糖尿病性足病変とフットケア
済生会吹田病院
心臓血管外科
大阪府吹田市川園町
糖尿病性足病変は神経障害、末梢血管障害、感染が複合して生じる
1.神経障害
神経障害には自律神経障害、運動神経障害、知覚神経障害があります。
自律神経障害によって皮膚の血流が傷害されてむくみを生じ、汗腺の機能の低下で皮膚が乾燥して亀裂が起こりやすく、傷が治りにくくなります。また、骨の吸収が増えてもろくなり、足が変形しやすくなります。運動神経が障害されると足趾(そくし)(足の指)が変形し、指の背面や踏み返しの部位に胼胝(べんち)(たこ)や潰瘍(かいよう)を生じやすくなります。温痛覚が低下すると、外的刺激に対して鈍感になり、足底に胼胝ができたり、靴ずれなどの摩擦刺激で水疱ができたり、カイロなどで低温やけどを起こしたりする危険性があります。
2.末梢血管障害
末梢血管障害は動脈の内腔(ないくう)が狭くなり、血管が詰まることによる血流低下と動脈壁内(中膜)の石灰化による弾力性低下を生じます。また、通常と比べて膝(ひざ)以下の動脈が障害される傾向にあり、血管内治療やバイパス術がより困難になっています。
3.感染
糖尿病は感染に対する防御能力が低下して、微細な皮膚の損傷から皮下軟部組織に炎症が波及しやすいので注意が必要です。

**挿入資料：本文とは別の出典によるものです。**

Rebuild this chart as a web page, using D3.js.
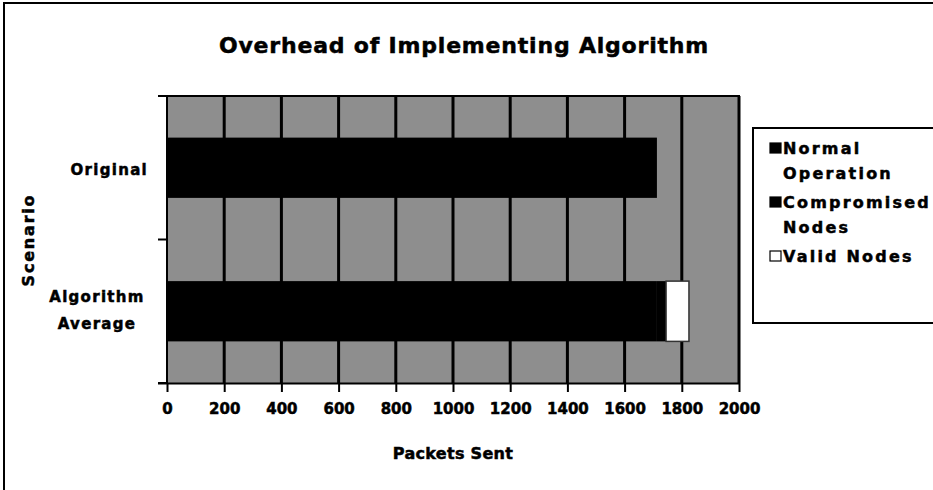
<!DOCTYPE html>
<html>
<head>
<meta charset="utf-8">
<script src="https://cdn.jsdelivr.net/npm/d3@7/dist/d3.min.js"></script>
<style>
  html, body { margin: 0; padding: 0; background: #fff; }
  svg { display: block; }
  text { font-family: "DejaVu Sans", "Liberation Sans", sans-serif; font-weight: bold; fill: #000; stroke: #000; stroke-width: 0.5px; }
</style>
</head>
<body>
<svg id="chart" width="933" height="490"></svg>
<script>
// ---- data ----
const categories = ["Original", "Algorithm Average"];
const seriesNames = ["Normal Operation", "Compromised Nodes", "Valid Nodes"];
const normalOperation = [1713, 1713];
const compromisedNodes = [0, 32];
const validNodes = [0, 80];
const xTicks = [0, 200, 400, 600, 800, 1000, 1200, 1400, 1600, 1800, 2000];
const seriesColors = ["#000000", "#000000", "#ffffff"];

const title = "Overhead of Implementing Algorithm";
const xTitle = "Packets Sent";
const yTitle = "Scenario";

// ---- layout ----
const svg = d3.select("#chart");
const plot = { left: 167, right: 739, top: 96, bottom: 383 };

const x = d3.scaleLinear().domain([0, 2000]).range([plot.left, plot.right]);
const y = d3.scaleBand().domain(categories).range([plot.top, plot.bottom])
  .paddingInner(0.58).paddingOuter(0.29);
const yCat = d3.scaleBand().domain(categories).range([plot.top, plot.bottom]);

// outer frame
svg.append("path")
  .attr("d", "M4,490 L4,3 L933,3")
  .attr("fill", "none").attr("stroke", "#000").attr("stroke-width", 2);

// title
svg.append("text")
  .attr("x", 464).attr("y", 53)
  .attr("text-anchor", "middle")
  .attr("font-size", 22)
  .attr("letter-spacing", 0.8)
  .text(title);

// plot background
svg.append("rect")
  .attr("x", plot.left).attr("y", plot.top)
  .attr("width", plot.right - plot.left).attr("height", plot.bottom - plot.top)
  .attr("fill", "#8e8e8e");

// vertical grid lines
svg.append("g").selectAll("line").data(xTicks.slice(1)).join("line")
  .attr("x1", d => x(d)).attr("x2", d => x(d))
  .attr("y1", plot.top).attr("y2", plot.bottom)
  .attr("stroke", "#000").attr("stroke-width", 3);

// top border
svg.append("line")
  .attr("x1", plot.left - 9).attr("x2", plot.right + 1)
  .attr("y1", plot.top).attr("y2", plot.top)
  .attr("stroke", "#000").attr("stroke-width", 2);

// stacked bars
const rows = categories.map((c, i) => ({
  cat: c,
  "Normal Operation": normalOperation[i],
  "Compromised Nodes": compromisedNodes[i],
  "Valid Nodes": validNodes[i]
}));
const stacked = d3.stack().keys(seriesNames)(rows);

svg.append("g").selectAll("g").data(stacked).join("g")
  .attr("fill", (d, i) => seriesColors[i])
  .attr("stroke", (d, i) => i === 2 ? "#333" : "none")
  .attr("stroke-width", 1.5)
  .selectAll("rect").data(d => d.filter(v => v[1] - v[0] > 0)).join("rect")
  .attr("x", d => x(d[0]))
  .attr("width", d => x(d[1]) - x(d[0]))
  .attr("y", d => y(d.data.cat))
  .attr("height", y.bandwidth());

// x axis
const xAxis = d3.axisBottom(x).tickValues(xTicks).tickSize(9).tickPadding(11).tickFormat(d3.format("d"));
const gx = svg.append("g").attr("transform", `translate(0,${plot.bottom})`).call(xAxis);
gx.select(".domain").attr("d", `M${plot.left - 9},0.5H${plot.right}`).attr("stroke", "#000").attr("stroke-width", 2);
gx.selectAll(".tick line").attr("stroke", "#000").attr("stroke-width", 2);
gx.selectAll(".tick text")
  .attr("font-family", "DejaVu Sans, sans-serif")
  .attr("font-weight", "bold")
  .attr("font-size", 15)
  .attr("fill", "#000")
  .attr("stroke", "#000").attr("stroke-width", 0.5);

// y axis line + ticks at category boundaries
const yBounds = [plot.top, ...categories.map(c => yCat(c) + yCat.bandwidth())];
svg.append("line")
  .attr("x1", plot.left).attr("x2", plot.left)
  .attr("y1", plot.top).attr("y2", plot.bottom)
  .attr("stroke", "#000").attr("stroke-width", 2);
svg.append("g").selectAll("line").data(yBounds).join("line")
  .attr("x1", plot.left - 9).attr("x2", plot.left)
  .attr("y1", d => d).attr("y2", d => d)
  .attr("stroke", "#000").attr("stroke-width", 2);

// category labels
const catLines = { "Original": ["Original"], "Algorithm Average": ["Algorithm", "Average"] };
categories.forEach(c => {
  const lines = catLines[c];
  const cy = yCat(c) + yCat.bandwidth() / 2;
  if (lines.length === 1) {
    svg.append("text")
      .attr("x", 148).attr("y", cy + 7)
      .attr("text-anchor", "end")
      .attr("font-size", 15).attr("letter-spacing", 1.3)
      .text(lines[0]);
  } else {
    lines.forEach((l, k) => {
      svg.append("text")
        .attr("x", 97).attr("y", cy - 9 + k * 27)
        .attr("text-anchor", "middle")
        .attr("font-size", 15).attr("letter-spacing", 1.3)
        .text(l);
    });
  }
});

// axis titles
svg.append("text")
  .attr("x", 453).attr("y", 459)
  .attr("text-anchor", "middle")
  .attr("font-size", 16).attr("letter-spacing", 0.3)
  .text(xTitle);

svg.append("text")
  .attr("transform", "translate(34,240) rotate(-90)")
  .attr("text-anchor", "middle")
  .attr("font-size", 16).attr("letter-spacing", 1.8)
  .text(yTitle);

// legend
const lg = svg.append("g");
lg.append("rect")
  .attr("x", 753).attr("y", 128)
  .attr("width", 200).attr("height", 195)
  .attr("fill", "#fff").attr("stroke", "#000").attr("stroke-width", 2);

const legendLines = [["Normal", "Operation"], ["Compromised", "Nodes"], ["Valid Nodes"]];
const legendY = [154, 208, 262];
seriesNames.forEach((s, i) => {
  lg.append("rect")
    .attr("x", 770).attr("y", legendY[i] - 11)
    .attr("width", 11).attr("height", 10)
    .attr("fill", seriesColors[i])
    .attr("stroke", "#000").attr("stroke-width", 1.2);
  legendLines[i].forEach((l, k) => {
    lg.append("text")
      .attr("x", 783).attr("y", legendY[i] + k * 25)
      .attr("font-size", 16).attr("letter-spacing", 2.2)
      .text(l);
  });
});
</script>
</body>
</html>
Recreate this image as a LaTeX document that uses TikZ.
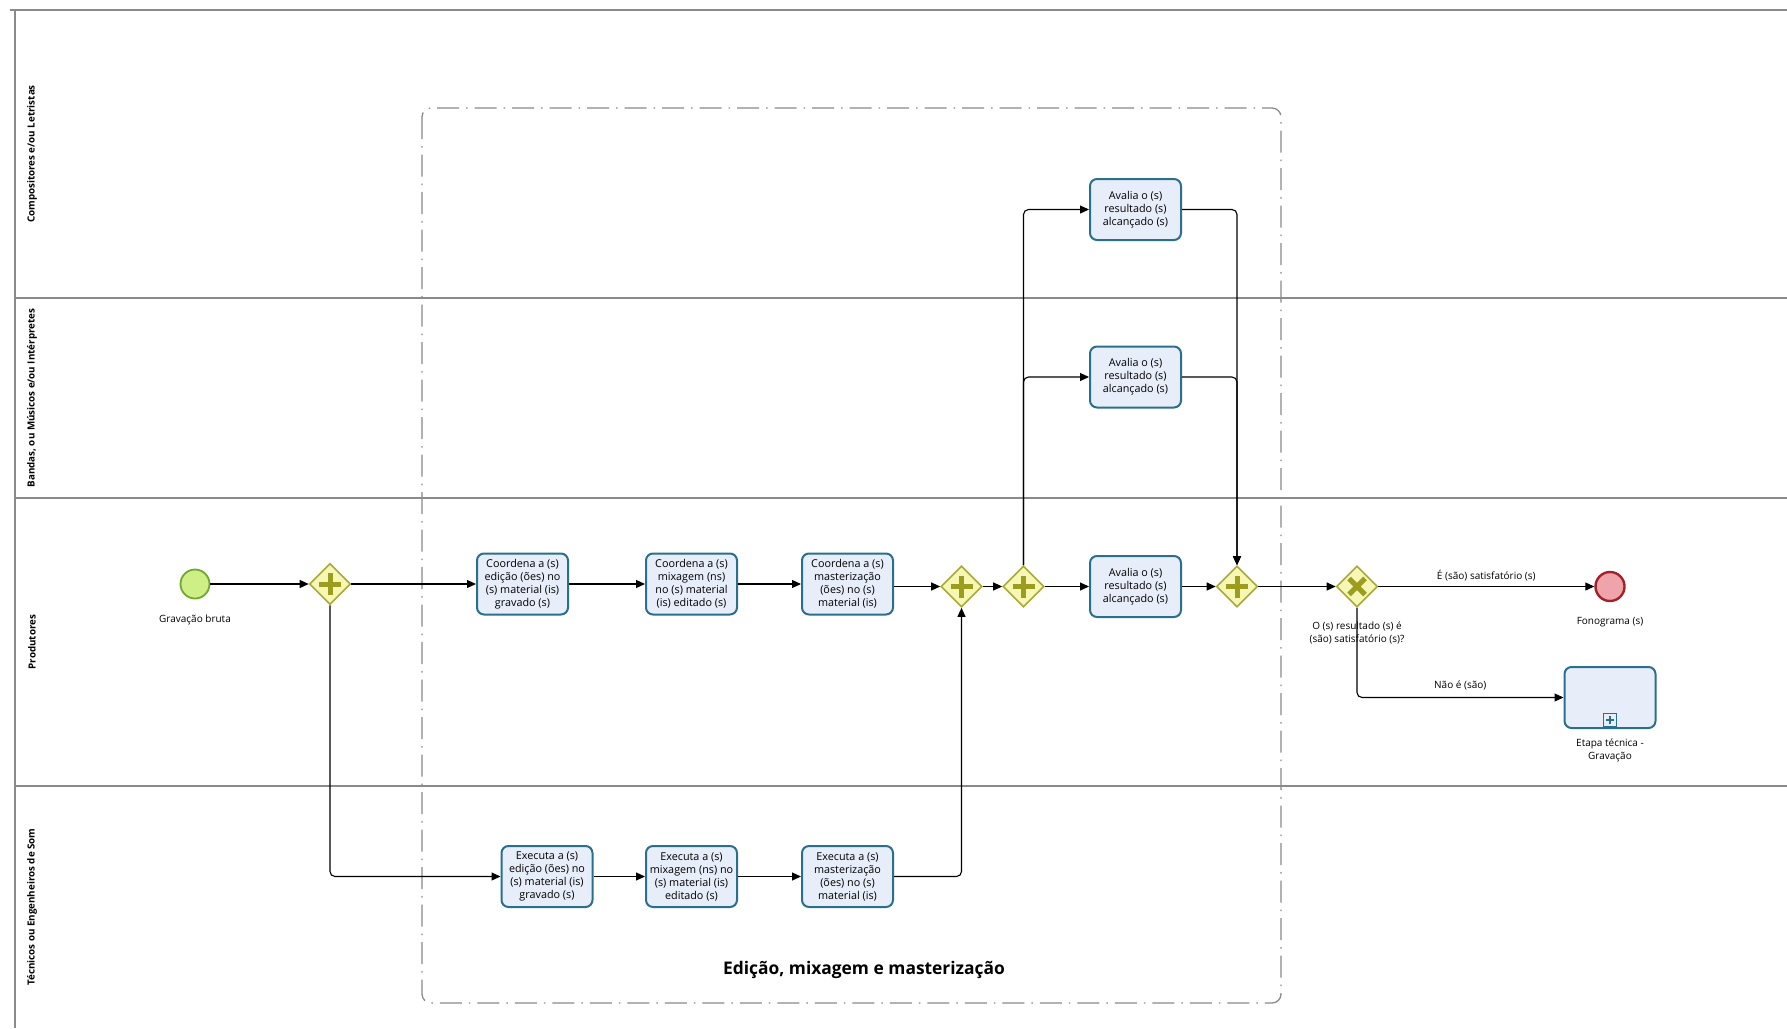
\documentclass[tikz,border=0pt]{standalone}
\usepackage{fontspec}
\setmainfont{Open Sans}
\usetikzlibrary{shapes.geometric,arrows.meta}
\definecolor{taskfill}{HTML}{E8EDFA}
\definecolor{taskdraw}{HTML}{2B6F8E}
\definecolor{gwfill}{HTML}{F7F7B5}
\definecolor{gwdraw}{HTML}{A9A93A}
\definecolor{gwmark}{HTML}{9C9C1E}
\definecolor{startfill}{HTML}{CDEF86}
\definecolor{startdraw}{HTML}{6FA82C}
\definecolor{endfill}{HTML}{EFA3AA}
\definecolor{enddraw}{HTML}{A3222A}
\definecolor{laneline}{HTML}{8A8A8A}
\tikzset{
  task/.style={draw=taskdraw, fill=taskfill, line width=2pt, rounded corners=7pt,
    minimum width=91pt, minimum height=61pt, inner sep=0pt, align=center,
    font=\fontsize{10.8}{13}\selectfont},
  gwbase/.style={diamond, draw=gwdraw, fill=gwfill, line width=1.6pt,
    minimum width=41pt, minimum height=41pt, inner sep=0pt, aspect=1},
  gwand/.style={gwbase, path picture={
    \draw[gwmark, line width=5pt]
      ([xshift=-11pt]path picture bounding box.center) -- ([xshift=11pt]path picture bounding box.center)
      ([yshift=-11pt]path picture bounding box.center) -- ([yshift=11pt]path picture bounding box.center);}},
  gwxor/.style={gwbase, path picture={
    \draw[gwmark, line width=5pt]
      ([xshift=-8pt,yshift=-8pt]path picture bounding box.center) -- ([xshift=8pt,yshift=8pt]path picture bounding box.center)
      ([xshift=-8pt,yshift=8pt]path picture bounding box.center) -- ([xshift=8pt,yshift=-8pt]path picture bounding box.center);}},
  startev/.style={circle, draw=startdraw, fill=startfill, line width=1.8pt, minimum size=29pt, inner sep=0pt},
  endev/.style={circle, draw=enddraw, fill=endfill, line width=2.4pt, minimum size=29pt, inner sep=0pt},
  flow/.style={-{Triangle[length=9pt,width=8pt]}, line width=1.1pt, rounded corners=5pt},
  lbl/.style={font=\fontsize{10}{13}\selectfont, align=center, inner sep=0pt},
  lanelbl/.style={rotate=90, font=\bfseries\fontsize{9.8}{11}\selectfont, inner sep=0pt},
  lane/.style={draw=laneline, line width=1.1pt},
  grp/.style={draw=laneline, line width=1.3pt, rounded corners=9pt,
    dash pattern=on 22pt off 7pt on 1.5pt off 7pt}
}
\begin{document}
\begin{tikzpicture}[x=1pt,y=-1pt]
\useasboundingbox[fill=white] (0,0) rectangle (1787,1028);
% pool and lanes
\draw[lane] (10,10) -- (1787,10);
\draw[lane] (15,10) -- (15,1028);
\draw[lane] (15,298) -- (1787,298);
\draw[lane] (15,498) -- (1787,498);
\draw[lane] (15,786) -- (1787,786);
\node[lanelbl] (l1) at (32,154) {Compositores e/ou Letristas};
\node[lanelbl] (l2) at (32,398) {Bandas, ou Músicos e/ou Intérpretes};
\node[lanelbl] (l3) at (32,642) {Produtores};
\node[lanelbl] (l4) at (32,907) {Técnicos ou Engenheiros de Som};
% group
\draw[grp] (422,108) rectangle (1281,1003);
\node[font=\bfseries\fontsize{17.4}{20}\selectfont] (gt) at (864,970) {Edição, mixagem e masterização};
% nodes
\node[startev] (start) at (195,584) {};
\node[lbl] (startl) at (195,620) {Gravação bruta};
\node[gwand] (g1) at (330,584) {};
\node[task] (c1) at (522.5,584) {Coordena a (s)\\edição (ões) no\\(s) material (is)\\gravado (s)};
\node[task] (c2) at (691.5,584) {Coordena a (s)\\mixagem (ns)\\no (s) material\\(is) editado (s)};
\node[task] (c3) at (847.5,584) {Coordena a (s)\\masterização\\(ões) no (s)\\material (is)};
\node[gwand] (g2) at (961.5,586.5) {};
\node[gwand] (g3) at (1023.5,586.5) {};
\node[task] (ap) at (1135.5,586.5) {Avalia o (s)\\resultado (s)\\alcançado (s)};
\node[task] (ac) at (1135.5,209.5) {Avalia o (s)\\resultado (s)\\alcançado (s)};
\node[task] (ab) at (1135.5,377) {Avalia o (s)\\resultado (s)\\alcançado (s)};
\node[gwand] (g4) at (1237,586.5) {};
\node[gwxor] (x1) at (1357,586.5) {};
\node[lbl] (x1l) at (1357,633) {O (s) resultado (s) é\\(são) satisfatório (s)?};
\node[endev] (fin) at (1610,586.5) {};
\node[lbl] (finl) at (1610,622) {Fonograma (s)};
\node[task] (sub) at (1610,697.5) {};
\node[draw=taskdraw, fill=taskfill, line width=1.6pt, minimum size=13pt, inner sep=0pt,
  path picture={\draw[taskdraw, line width=2.6pt]
    ([xshift=-4pt]path picture bounding box.center) -- ([xshift=4pt]path picture bounding box.center)
    ([yshift=-4pt]path picture bounding box.center) -- ([yshift=4pt]path picture bounding box.center);}]
  (subm) at (1610,720) {};
\node[lbl] (subl) at (1610,750) {Etapa técnica -\\Gravação};
\node[task] (e1) at (547,876.5) {Executa a (s)\\edição (ões) no\\(s) material (is)\\gravado (s)};
\node[task] (e2) at (691.5,876.5) {Executa a (s)\\mixagem (ns) no\\(s) material (is)\\editado (s)};
\node[task] (e3) at (847.5,876.5) {Executa a (s)\\masterização\\(ões) no (s)\\material (is)};
% flows
\draw[flow] (start) -- (g1);
\draw[flow] (g1) -- (c1);
\draw[flow] (c1) -- (c2);
\draw[flow] (c2) -- (c3);
\draw[flow] (c3.east |- g2) -- (g2);
\draw[flow] (g2) -- (g3);
\draw[flow] (g3) -- (ap);
\draw[flow] (g3.north) |- (ac.west);
\draw[flow] (g3.north) |- (ab.west);
\draw[flow] (ac.east) -| (g4.north);
\draw[flow] (ab.east) -| (g4.north);
\draw[flow] (ap) -- (g4);
\draw[flow] (g4) -- (x1);
\draw[flow] (x1) -- node[lbl, above=5pt] {É (são) satisfatório (s)} (fin);
\draw[flow] (x1.south) |- node[lbl, above=7pt, pos=0.75] {Não é (são)} (sub.west);
\draw[flow] (g1.south) |- (e1.west);
\draw[flow] (e1) -- (e2);
\draw[flow] (e2) -- (e3);
\draw[flow] (e3.east) -| (g2.south);
\end{tikzpicture}
\end{document}
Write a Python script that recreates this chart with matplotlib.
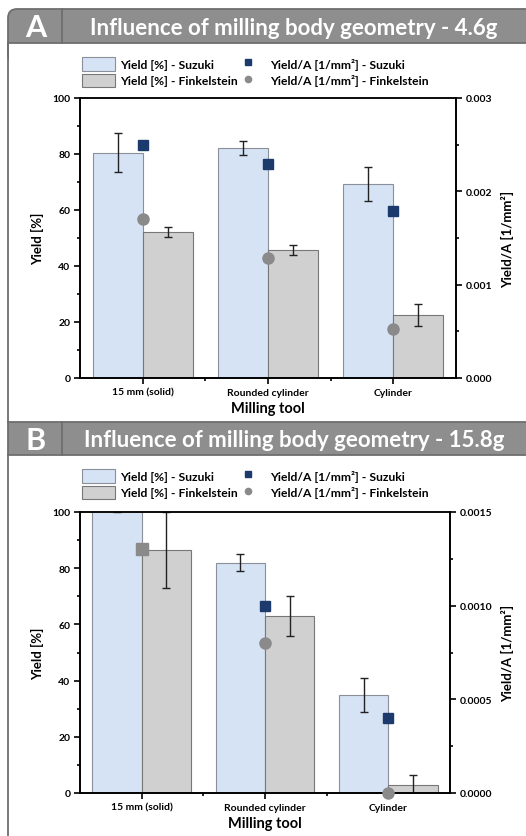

神経障害や血流障害が原因で足に潰瘍や傷ができても痛みがなく、視力障害もあるので発見が遅れ、放置することで感染が深部にまで達し、骨が溶けたり、膿(うみ)が溜(た)まって足趾の切断や、敗血症(はいけつしょう)になって下腿(かたい)や大腿(だいたい)切断が必要になったりする場合があります。
フットケアー自分で行うケアと医療者が行うケア
セルフフットケア
- 靴が足に合っているか、中に異物や血液などの付着がないかを確認する。
- ぶつけて傷ができたり、冷えによる血流悪化を防ぐために靴下を履く。
- 乾燥して亀裂を生じないように足に保湿剤を塗る。
- 白癬症(はくせんしょう)に対して抗真菌剤(クリームや外用液)を塗る。
- 浴槽に入る前やシャワーの前に、温度計や手で温度(約40℃)を確認する。
- 貼ったり靴に入れたりするカイロは使用しない。
- 暖房具をつけたまま寝ない。
- 目が見えにくいのに爪を切ると、知覚障害のために皮膚を切ったり、深爪をして出血したり、化膿して壊疽(えそ)に陥ったりする危険性があるので、自分では切らない。
- 胼胝や鶏眼(けいがん)(うおのめ)用の貼付式サリチル酸製剤は、歩行でずれて健常部も浸軟させ、新たな潰瘍を形成する危険性があるので使用しない。
外来で行うフットケア
- 胼胝や鶏眼の処置。
- 爪切り、爪白癬を含む肥厚爪の処置。
- 潰瘍の有無の確認と処置。
- 履き物と作成した装具のチェック。